Gather, Yarmouth

It’s a dreary, Wednesday night, but as soon as I enter the yellow house on Main Street, the chill is gone and warmth envelops me. Although it’s only been open a few weeks, Gather already feels cozy, lived-in, and familiar.

Perhaps it’s because people have been gathering here for decades. Originally a historic Masonic Hall built in the late 1800s, it has been a place to shop, work, and catch up with friends and neighbors. It’s fitting then that owner Matt Chappell has recreated the communal dining experience of the past by making the centerpiece of the room a 16-foot, family-style table.

The restaurant is one big room with an open kitchen located a few steps up on a stage. The bar lines one wall, booths line the other, and the communal table—made from maple bowling alley lanes—takes up the middle of the dining room. There’s a play area in one corner with toys and books, and a lounge area near the kitchen with a couch and overstuffed chairs.

There’s nothing pretentious about the ambiance, the food, or the service. Kate, our server, is friendly, knowledgeable, and attentive. She talks about the evening’s specials, menu selection, and beverages with ease. I can tell she understands and enjoys the food.

I’m tempted to order one of the four regional beers available on tap, but decide to start with a glass of dry sparkling wine, a Cava Rose. There are ten wines by the glass, and a selection of bottles ranging from $19 to $46. The kid’s meals—grass-fed beef burgers, chicken skewers, or macaroni and cheese—come with homemade sodas made by executive chef Chad Conley using blueberry, lime, or mint syrups and carbonated water.

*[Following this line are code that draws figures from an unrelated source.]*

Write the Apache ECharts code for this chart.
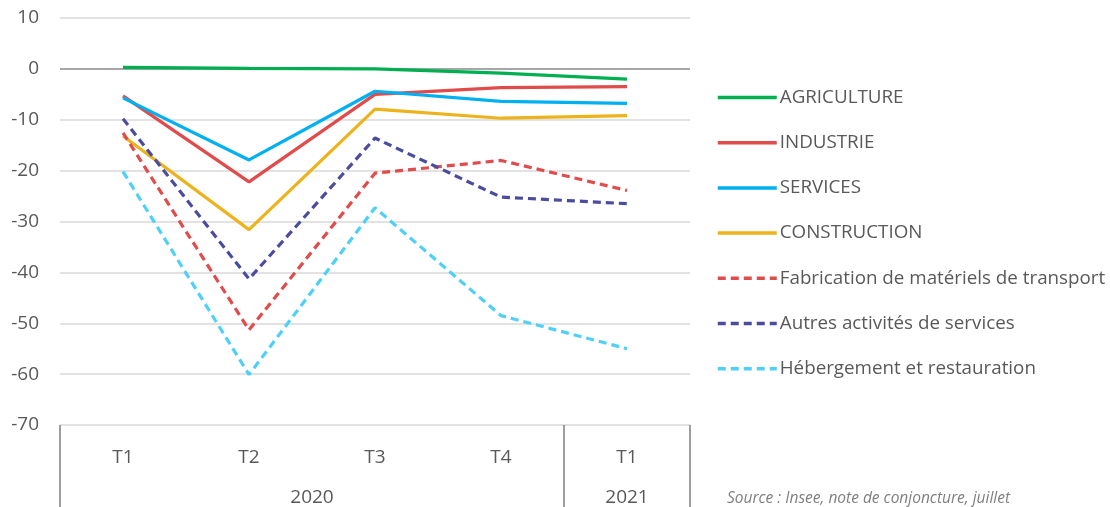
<!DOCTYPE html>
<html><head><meta charset="utf-8">
<script src="https://cdn.jsdelivr.net/npm/echarts@6/dist/echarts.min.js"></script>
<style>html,body{margin:0;padding:0;background:#fff}#c{width:1110px;height:507px}</style>
</head><body><div id="c"></div>
<script>
const quarters = ['T1','T2','T3','T4','T1'];
const years = ['2020','2021'];
const yTicks = [-70,-60,-50,-40,-30,-20,-10,0,10];
const agriculture = [0.3, 0.1, 0.0, -0.85, -2.0];
const industrie = [-5.3, -22.2, -5.0, -3.7, -3.5];
const services = [-5.7, -17.9, -4.4, -6.4, -6.8];
const construction = [-13.2, -31.6, -7.9, -9.7, -9.2];
const fabrication = [-12.6, -51.3, -20.5, -18.0, -23.9];
const autres = [-9.8, -41.3, -13.6, -25.2, -26.5];
const hebergement = [-20.2, -60.1, -27.3, -48.5, -55.0];
const sourceText = 'Source : Insee, note de conjoncture, juillet';

const FONT = 'Open Sans';
const txt = '#595959';
function line(name, data, color, dashed){
  return {name, type:'line', data, xAxisIndex:0, symbol:'circle', symbolSize:0, showSymbol:false,
    lineStyle:{color, width:3.2, type: dashed ? [8,5] : 'solid'}, itemStyle:{color}, z:3};
}
const chart = echarts.init(document.getElementById('c'), null, {renderer:'canvas'});
chart.setOption({
  animation:false,
  textStyle:{fontFamily:FONT},
  grid:{left:60, right:420, top:18, bottom:82, containLabel:false},
  title:{text:sourceText, left:727, top:491, padding:0, textStyle:{fontFamily:FONT, fontSize:15.5, fontStyle:'italic', fontWeight:'normal', color:'#7f7f7f'}},
  legend:{orient:'vertical', left:711, top:81, itemWidth:59, itemHeight:14, itemGap:22.2,
    itemStyle:{opacity:0}, lineStyle:{width:3.5},
    textStyle:{fontFamily:FONT, fontSize:18.8, color:txt, padding:[0,0,0,-2], lineHeight:23},
    data:['AGRICULTURE','INDUSTRIE','SERVICES','CONSTRUCTION','Fabrication de matériels de transport','Autres activités de services','Hébergement et restauration']},
  xAxis:[
    {type:'category', data:quarters, boundaryGap:true, position:'bottom',
      axisLine:{show:false}, axisTick:{show:false},
      axisLabel:{fontFamily:FONT, fontSize:19, color:txt, margin:23}},
    {type:'value', min:0, max:5, position:'bottom',
      axisLine:{show:false},
      splitLine:{show:false},
      axisTick:{show:true, customValues:[0,4,5], length:82, lineStyle:{color:'#7f7f7f', width:1.5}},
      axisLabel:{customValues:[2,4.5], margin:63, fontFamily:FONT, fontSize:19, color:txt,
        formatter:v => v < 4 ? years[0] : years[1]}}
  ],
  yAxis:{type:'value', min:yTicks[0], max:yTicks[yTicks.length-1], interval:10,
    axisLine:{show:false}, axisTick:{show:false},
    axisLabel:{fontFamily:FONT, fontSize:19, color:txt, margin:21},
    splitLine:{show:true, lineStyle:{width:1.5, color:yTicks.map(v => v===0 ? '#8a8a8a' : '#d9d9d9')}}},
  series:[
    line('AGRICULTURE', agriculture, '#00B050', false),
    line('INDUSTRIE', industrie, '#E04B4B', false),
    line('SERVICES', services, '#00B0F0', false),
    line('CONSTRUCTION', construction, '#EDB31C', false),
    line('Fabrication de matériels de transport', fabrication, '#E04B4B', true),
    line('Autres activités de services', autres, '#4B4C9E', true),
    line('Hébergement et restauration', hebergement, '#4FD0F7', true)
  ]
});
</script></body></html>
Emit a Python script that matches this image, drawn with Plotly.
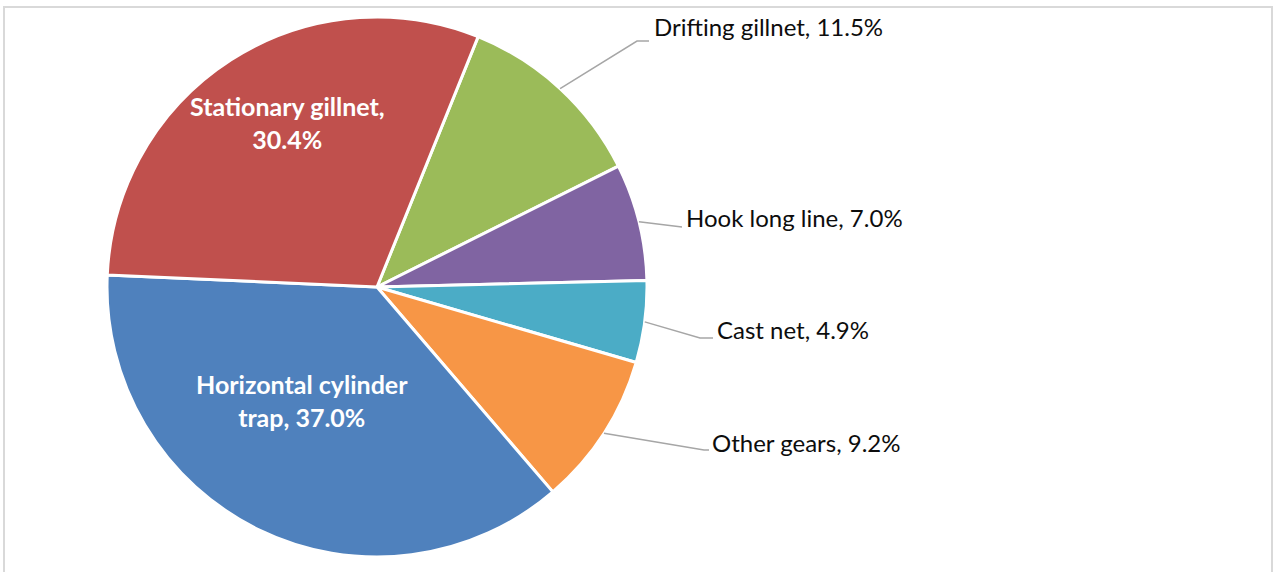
import math
import plotly.graph_objects as go

# Share of catch by fishing gear (%), listed clockwise
gears = ["Drifting gillnet", "Hook long line", "Cast net", "Other gears",
         "Horizontal cylinder trap", "Stationary gillnet"]
shares = [11.5, 7.0, 4.9, 9.2, 37.0, 30.4]
colors = ["#9BBB59", "#8064A2", "#4BACC6", "#F79646", "#4F81BD", "#C0504D"]

W, H = 1274, 572
CX, CY, R = 377, 287, 270      # pie centre and radius in pixels
START = 22                     # first slice starts this many degrees clockwise from 12 o'clock
FONT = "Lato"


def px(x, y):
    """Pixel position -> paper coordinates."""
    return x / W, 1 - y / H


fig = go.Figure(go.Pie(
    labels=gears, values=shares, sort=False, direction="clockwise",
    rotation=START, textinfo="none", hoverinfo="label+percent",
    marker=dict(colors=colors, line=dict(color="white", width=3)),
    domain=dict(x=[(CX - R) / W, (CX + R) / W], y=[1 - (CY + R) / H, 1 - (CY - R) / H]),
    showlegend=False,
))

# slice mid-angles (degrees clockwise from 12 o'clock)
total = sum(shares)
mids, acc = {}, START
for g, v in zip(gears, shares):
    span = 360 * v / total
    mids[g] = acc + span / 2
    acc += span

annotations, shapes = [], []

# outside labels: leader-line elbow, line end and label anchor (pixels)
outside = {
    "Drifting gillnet": ((637, 41), (649, 41), (652, 27)),
    "Hook long line": ((682, 227), (682, 227), (684, 218)),
    "Cast net": ((700, 338), (713, 338), (715, 329)),
    "Other gears": ((704, 450), (709, 450), (710, 442)),
}
for g, v in zip(gears, shares):
    if g in outside:
        a = math.radians(mids[g])
        sx, sy = CX + R * math.sin(a), CY - R * math.cos(a)
        (ex, ey), (fx, fy), (tx, ty) = outside[g]
        p = [px(sx, sy), px(ex, ey), px(fx, fy)]
        shapes.append(dict(type="path", xref="paper", yref="paper",
                           path="M {} {} L {} {} L {} {}".format(p[0][0], p[0][1], p[1][0], p[1][1], p[2][0], p[2][1]),
                           line=dict(color="#A6A6A6", width=1.5)))
        x, y = px(tx, ty)
        annotations.append(dict(x=x, y=y, xref="paper", yref="paper", xanchor="left", yanchor="middle",
                                text=f"{g}, {v:.1f}%", showarrow=False,
                                font=dict(family=FONT, size=24, color="#0d0d0d")))

# inside labels (bold, white, wrapped)
inside = {
    "Stationary gillnet": ((287, 123), "Stationary gillnet,<br>{v:.1f}%"),
    "Horizontal cylinder trap": ((302, 400), "Horizontal cylinder<br>trap, {v:.1f}%"),
}
for g, v in zip(gears, shares):
    if g in inside:
        (tx, ty), fmt = inside[g]
        x, y = px(tx, ty)
        annotations.append(dict(x=x, y=y, xref="paper", yref="paper", xanchor="center", yanchor="middle",
                                text="<b>" + fmt.format(v=v) + "</b>", showarrow=False,
                                font=dict(family=FONT, size=25, color="white")))

# chart-area border
shapes.append(dict(type="rect", xref="paper", yref="paper", x0=4 / W, x1=1272 / W,
                   y0=-0.1, y1=1 - 7 / H, line=dict(color="#D9D9D9", width=2), layer="below"))

fig.update_layout(width=W, height=H, margin=dict(l=0, r=0, t=0, b=0),
                  paper_bgcolor="white", plot_bgcolor="white",
                  annotations=annotations, shapes=shapes)

fig.write_html("out.html")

I begin with the corn and crab fritters, beets and goat cheese salad, and chicken dumpling soup. The fritters have a crunchy coating and the crab and corn filling is airy and delicate. The sambal chili mayo sauce has a kick, but isn’t too hot. For a chilly fall night, the chicken dumpling soup hits the spot. The broth is perfectly seasoned, the vegetables are fork-tender, and there’s a doughy dumpling in every bite. The salad is lightly dressed in a buttermilk citrus vinaigrette, and smoky pumpkin seeds give the dish added depth and texture.

As I enjoy the homemade bread—spongy, with a great crust—I have a chance to look around the dining room. There’s a large party celebrating a birthday, a father and four boys eating pizza, a group of women enjoying a girls’ night out, and a few professionals winding down at the bar. The walls are decorated with old farming tools, baskets, and birdhouses. Of the 80 seats, about 50 are taken, and the room is filled with music, laughter, and chatter.

I pass on the 12-inch, thin crust Neapolitan-style pizza, although the pie of the day—bacon and potato—–is tempting. I’m intrigued by the salmon with yogurt-dill puree and Gulf of Maine hake with fingerling potatoes and creamed spinach, but that ensures a future visit.

Instead, I order the black bean and quinoa veggie burger. Conley says he wants the veggie burger to be just as succulent and mouth-watering as a hamburger, and he achieves that by adding cumin and coriander and using nutritional yeast and tamari—a Japanese, gluten-free soy sauce. Thanks to the addition of pan-fried mushrooms and poblano peppers, the burger has a roasted, hearty flavor. It’s served with avocado slices and alfalfa sprouts on a homemade wheat bun, with french fries and pickles.

The portion sizes are substantial, and even though I’m satisfied, I order the cookie plate and a warm brownie with ice cream and caramel sauce. The cookies—lemon cardamom, ginger snap, and chocolate sugar—are tasty, but the brownie transports me back to my childhood. The center is cooked in that gooey, just-out-of-the-oven way, and the edges are a little chewy, just like I remember. The vanilla ice cream on top of the brownie instantly melts, making a runny caramel and vanilla sauce.

I finish the meal feeling comforted and full, and I know that this is more than just a new restaurant—it’s a place for friends and families to share a meal, a conversation, a bottle of wine. It’s the place to go for a homemade meal when you have no time to cook. It’s a place to congregate after a sporting event, a school board meeting, and a long day at the office. With a seasonal, locally focused menu, I know I’ll be back with my friends and family to experience this sense of community again and again.